Another contributing factor to head-on collisions is the fact that for many drivers they will have to make a left turn across incoming traffic in order to get to their destination. There is a lack of roundabouts that otherwise would encourage the driver to carry-on to one to make the turn that puts them on the other side and then to make their turn off the road from the right-hand lane. Making a left turn across the incoming lane is a very tricky operation. First you make certain that the traffic behind is not about to overtake you, then you check that there is nothing in the left lane before making the turn. What often goes wrong is that the driver does not check several times to make sure that the lane is clear, and in particular, that he fails to look for motorcycles. If you are looking for  cars and trucks you may completely miss the motorcycle.

National roads are certainly much more interesting, although much slower where the top speeds are 80kph. As modernisation takes place there are some stretches where the legal limit is now 120 kph which does make them more efficient in getting to your destination.

A special word of caution is appropriate about speed cameras and the many sections where it is necessary to reduce speed. I have come to agree with the reduce speed sections and generally make an effort to comply, because such zones do represent heightened areas of risk. I'm concerned about the speed cameras of course, but more importantly I would rather not crash into anyone. Instead I prefer to  do my part to make using the road as safe as possible.
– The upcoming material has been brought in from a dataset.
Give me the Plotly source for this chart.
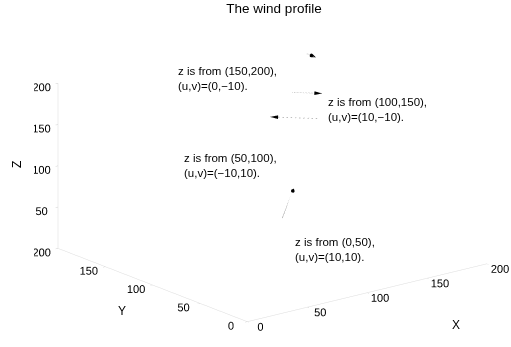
import plotly.graph_objects as go

# ---- data ----
layers = ["(0,50)", "(50,100)", "(100,150)", "(150,200)"]
uv = [(10, 10), (-10, 10), (10, -10), (0, -10)]
# arrow tails (x, y, z) and length scale for each layer
tails_x = [128, 196, 163, 167]
tails_y = [125, 174, 159, 149]
tails_z = [25, 100, 150, 200]
scales = [4.5, 2.2, 1.4, 1.0]
# text label anchor positions
text_x = [92, 91, 185, 94]
text_y = [68, 184, 151, 194]
text_z = [25, 75, 125, 175]
ticks = [0, 50, 100, 150, 200]
# axis titles (paper positions)
axis_names = ["X", "Y", "Z"]
title_px = [(456, 325), (122, 311), (17, 165)]

W, H = 511, 347
FONT = "Liberation Sans, Arial"

fig = go.Figure()

for i in range(4):
    u, v = uv[i]
    s = scales[i]
    x0, y0, z0 = tails_x[i], tails_y[i], tails_z[i]
    x1, y1 = x0 + u * s, y0 + v * s
    fig.add_trace(go.Scatter3d(
        x=[x0, x1], y=[y0, y1], z=[z0, z0], mode="lines",
        line=dict(color="#a8a8a8", width=1.5, dash="dot"),
        showlegend=False, hoverinfo="skip"))
    n = (u * u + v * v) ** 0.5
    fig.add_trace(go.Cone(
        x=[x1], y=[y1], z=[z0], u=[u / n], v=[v / n], w=[0],
        anchor="tip", sizemode="absolute", sizeref=5,
        colorscale=[[0, "black"], [1, "black"]], showscale=False,
        lighting=dict(ambient=1, diffuse=0, specular=0),
        hoverinfo="skip"))

scene_ann = []
for i in range(4):
    u, v = uv[i]
    scene_ann.append(dict(
        x=text_x[i], y=text_y[i], z=text_z[i],
        text=f"z is from {layers[i]},<br>(u,v)=({u},{v}).".replace("-", "\u2212"),
        showarrow=False, xanchor="left", align="left",
        font=dict(family=FONT, size=11.5, color="black")))

paper_ann = []
for name, (px, py) in zip(axis_names, title_px):
    paper_ann.append(dict(
        x=px / W, y=1 - py / H, xref="paper", yref="paper", text=name,
        showarrow=False, textangle=-90 if name == "Z" else 0,
        xanchor="center", yanchor="middle",
        font=dict(family=FONT, size=12, color="black")))

axis_common = dict(
    range=[0, 200], tickvals=ticks, showgrid=False, zeroline=False,
    showbackground=False, showline=True, linecolor="#dcdcdc", linewidth=1,
    ticks="outside", ticklen=3, tickcolor="#d0d0d0", tickangle=0,
    tickfont=dict(family=FONT, size=11.5, color="black"),
    title=dict(text=""), showspikes=False)

fig.update_layout(
    width=W, height=H,
    margin=dict(l=0, r=0, t=0, b=0),
    paper_bgcolor="white", plot_bgcolor="white",
    title=dict(text="The wind profile", x=274 / W, xanchor="center", y=0.975, yanchor="middle",
               font=dict(family=FONT, size=13.5, color="black")),
    annotations=paper_ann,
    scene=dict(
        domain=dict(x=[0.066, 1], y=[0, 1]),
        xaxis=dict(**axis_common),
        yaxis=dict(**axis_common),
        zaxis=dict(**axis_common),
        aspectmode="manual", aspectratio=dict(x=1.76, y=1.76, z=1.0),
        camera=dict(eye=dict(x=-2.18, y=-2.76, z=1.13),
                    center=dict(x=0, y=0, z=0),
                    projection=dict(type="orthographic")),
        annotations=scene_ann,
    ),
)

fig.write_html("out.html")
Whenever I pass a crash site the thought passes my mind that thousands drive pass that very position without incident, so why couldn't those two have done the same?

Yes, national roads are dangerous by design because of a variety of issues, but we drivers can help to reduce the danger by using common sense. There is no substitute for common sense which came free, and there is no restriction on when and how much we can use it.